▶ **OBJECTIVE**
For this exercise, return only the lines from the line containing "Give me the" through the line containing "from matplotlib.transforms import", both ends included, exactly as they are.
## START PROVIDED RECORDS
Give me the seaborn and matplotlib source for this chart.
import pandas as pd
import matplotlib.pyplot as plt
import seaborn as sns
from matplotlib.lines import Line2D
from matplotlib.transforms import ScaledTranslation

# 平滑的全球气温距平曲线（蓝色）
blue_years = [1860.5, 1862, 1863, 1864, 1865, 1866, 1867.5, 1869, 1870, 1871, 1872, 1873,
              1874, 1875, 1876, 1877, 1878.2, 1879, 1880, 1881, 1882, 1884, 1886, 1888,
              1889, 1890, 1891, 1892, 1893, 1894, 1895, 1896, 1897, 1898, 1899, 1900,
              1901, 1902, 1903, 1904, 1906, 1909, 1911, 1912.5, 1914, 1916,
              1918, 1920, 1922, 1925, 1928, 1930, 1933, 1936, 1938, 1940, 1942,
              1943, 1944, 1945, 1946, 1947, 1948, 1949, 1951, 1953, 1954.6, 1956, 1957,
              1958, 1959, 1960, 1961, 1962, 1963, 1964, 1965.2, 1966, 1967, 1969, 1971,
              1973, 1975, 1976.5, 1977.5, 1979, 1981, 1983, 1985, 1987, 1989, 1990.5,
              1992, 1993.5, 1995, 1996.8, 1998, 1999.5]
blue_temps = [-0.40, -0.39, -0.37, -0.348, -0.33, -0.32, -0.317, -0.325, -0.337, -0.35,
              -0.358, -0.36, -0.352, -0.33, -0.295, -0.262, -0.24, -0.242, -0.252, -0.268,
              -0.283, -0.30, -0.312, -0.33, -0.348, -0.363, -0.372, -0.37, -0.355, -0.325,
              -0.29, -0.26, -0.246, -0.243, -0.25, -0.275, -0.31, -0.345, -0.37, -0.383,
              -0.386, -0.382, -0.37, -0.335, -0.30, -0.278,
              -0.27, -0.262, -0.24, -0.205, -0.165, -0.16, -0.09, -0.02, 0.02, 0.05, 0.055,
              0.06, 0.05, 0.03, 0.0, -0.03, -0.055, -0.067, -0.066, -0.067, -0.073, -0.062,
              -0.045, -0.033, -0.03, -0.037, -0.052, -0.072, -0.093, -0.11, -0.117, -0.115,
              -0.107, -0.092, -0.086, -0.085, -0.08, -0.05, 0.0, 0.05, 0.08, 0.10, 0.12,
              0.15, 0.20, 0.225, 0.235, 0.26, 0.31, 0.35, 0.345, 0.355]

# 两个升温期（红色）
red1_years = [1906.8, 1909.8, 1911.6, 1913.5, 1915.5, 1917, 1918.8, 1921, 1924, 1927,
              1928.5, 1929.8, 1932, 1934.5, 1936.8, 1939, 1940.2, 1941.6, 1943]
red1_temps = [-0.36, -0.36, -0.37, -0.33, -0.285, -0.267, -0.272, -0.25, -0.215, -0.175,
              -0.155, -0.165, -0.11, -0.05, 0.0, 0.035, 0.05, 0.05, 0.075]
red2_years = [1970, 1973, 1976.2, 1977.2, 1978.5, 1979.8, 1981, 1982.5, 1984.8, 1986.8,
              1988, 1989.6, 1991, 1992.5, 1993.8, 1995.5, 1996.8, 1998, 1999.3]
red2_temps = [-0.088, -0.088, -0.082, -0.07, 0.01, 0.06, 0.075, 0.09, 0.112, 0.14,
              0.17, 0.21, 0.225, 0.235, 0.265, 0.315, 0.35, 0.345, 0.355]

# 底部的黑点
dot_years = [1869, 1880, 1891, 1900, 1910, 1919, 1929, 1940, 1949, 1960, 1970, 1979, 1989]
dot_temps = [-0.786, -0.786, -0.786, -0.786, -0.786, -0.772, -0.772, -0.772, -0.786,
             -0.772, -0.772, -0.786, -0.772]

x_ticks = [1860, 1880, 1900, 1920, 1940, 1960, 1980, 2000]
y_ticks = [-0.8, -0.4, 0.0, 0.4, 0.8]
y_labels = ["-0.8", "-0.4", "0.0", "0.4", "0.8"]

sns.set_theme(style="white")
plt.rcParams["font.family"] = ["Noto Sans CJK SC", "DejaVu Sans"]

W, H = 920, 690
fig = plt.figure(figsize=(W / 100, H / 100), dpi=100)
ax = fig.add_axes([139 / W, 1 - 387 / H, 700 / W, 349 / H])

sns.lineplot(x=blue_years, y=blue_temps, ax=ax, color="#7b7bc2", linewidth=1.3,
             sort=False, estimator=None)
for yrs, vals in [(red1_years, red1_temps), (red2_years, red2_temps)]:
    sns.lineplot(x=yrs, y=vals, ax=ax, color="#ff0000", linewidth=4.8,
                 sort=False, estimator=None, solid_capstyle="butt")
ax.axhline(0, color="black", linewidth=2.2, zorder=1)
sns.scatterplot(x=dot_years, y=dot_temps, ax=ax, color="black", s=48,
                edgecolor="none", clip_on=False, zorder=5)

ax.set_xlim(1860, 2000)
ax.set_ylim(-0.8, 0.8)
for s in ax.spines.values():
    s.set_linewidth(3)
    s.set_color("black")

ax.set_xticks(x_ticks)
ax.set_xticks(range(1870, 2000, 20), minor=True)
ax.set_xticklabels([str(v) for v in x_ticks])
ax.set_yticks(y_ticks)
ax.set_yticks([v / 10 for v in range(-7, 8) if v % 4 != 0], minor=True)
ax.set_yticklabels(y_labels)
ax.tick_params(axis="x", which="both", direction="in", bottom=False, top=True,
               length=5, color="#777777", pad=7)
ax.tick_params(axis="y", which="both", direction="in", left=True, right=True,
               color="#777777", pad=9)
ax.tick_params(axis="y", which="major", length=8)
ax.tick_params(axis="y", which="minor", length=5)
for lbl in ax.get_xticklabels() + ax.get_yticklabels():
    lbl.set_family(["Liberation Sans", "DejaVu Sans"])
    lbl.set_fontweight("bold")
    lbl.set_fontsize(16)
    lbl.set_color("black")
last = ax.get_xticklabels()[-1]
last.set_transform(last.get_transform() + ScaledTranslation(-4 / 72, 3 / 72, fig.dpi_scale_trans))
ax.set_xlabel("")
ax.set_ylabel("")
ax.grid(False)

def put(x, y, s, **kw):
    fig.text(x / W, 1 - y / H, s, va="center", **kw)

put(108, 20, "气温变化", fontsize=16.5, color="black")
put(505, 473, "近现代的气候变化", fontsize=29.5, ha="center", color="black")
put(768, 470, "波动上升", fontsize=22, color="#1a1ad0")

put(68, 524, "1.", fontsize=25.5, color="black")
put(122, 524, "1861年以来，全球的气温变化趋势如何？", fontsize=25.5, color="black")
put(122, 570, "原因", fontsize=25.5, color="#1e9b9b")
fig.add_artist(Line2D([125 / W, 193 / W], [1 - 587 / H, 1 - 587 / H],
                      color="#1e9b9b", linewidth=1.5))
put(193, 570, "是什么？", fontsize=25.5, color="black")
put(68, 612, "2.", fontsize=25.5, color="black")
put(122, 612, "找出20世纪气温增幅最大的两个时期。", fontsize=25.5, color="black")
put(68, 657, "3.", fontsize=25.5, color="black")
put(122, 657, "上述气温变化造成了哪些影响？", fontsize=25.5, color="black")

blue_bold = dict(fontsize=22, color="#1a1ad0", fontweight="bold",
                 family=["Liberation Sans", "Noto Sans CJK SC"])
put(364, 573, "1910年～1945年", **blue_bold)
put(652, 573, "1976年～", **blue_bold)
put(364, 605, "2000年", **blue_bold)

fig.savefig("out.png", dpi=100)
## END PROVIDED RECORDS
## START PROVIDED RECORDS
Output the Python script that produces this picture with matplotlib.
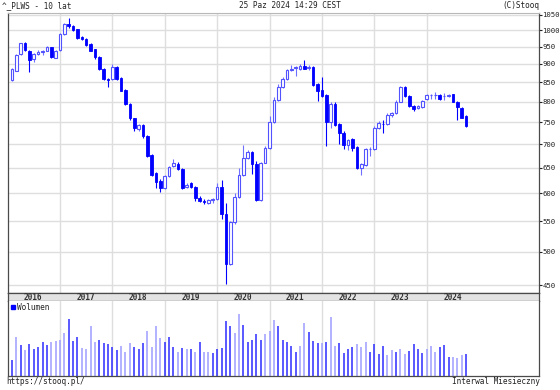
## END PROVIDED RECORDS
## START PROVIDED RECORDS
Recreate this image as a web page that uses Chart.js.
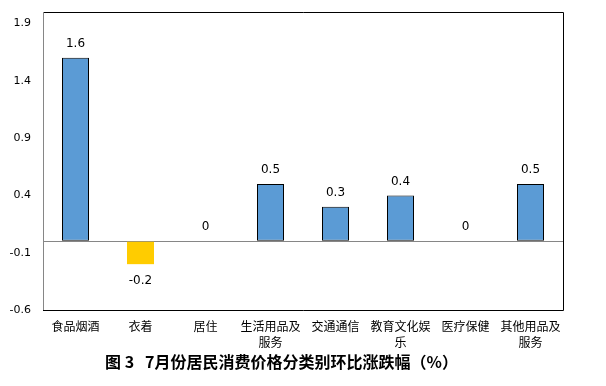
## END PROVIDED RECORDS
▶ **TASK SOLUTION**
Give me the seaborn and matplotlib source for this chart.
import pandas as pd
import matplotlib.pyplot as plt
import seaborn as sns
from matplotlib.lines import Line2D
from matplotlib.transforms import ScaledTranslation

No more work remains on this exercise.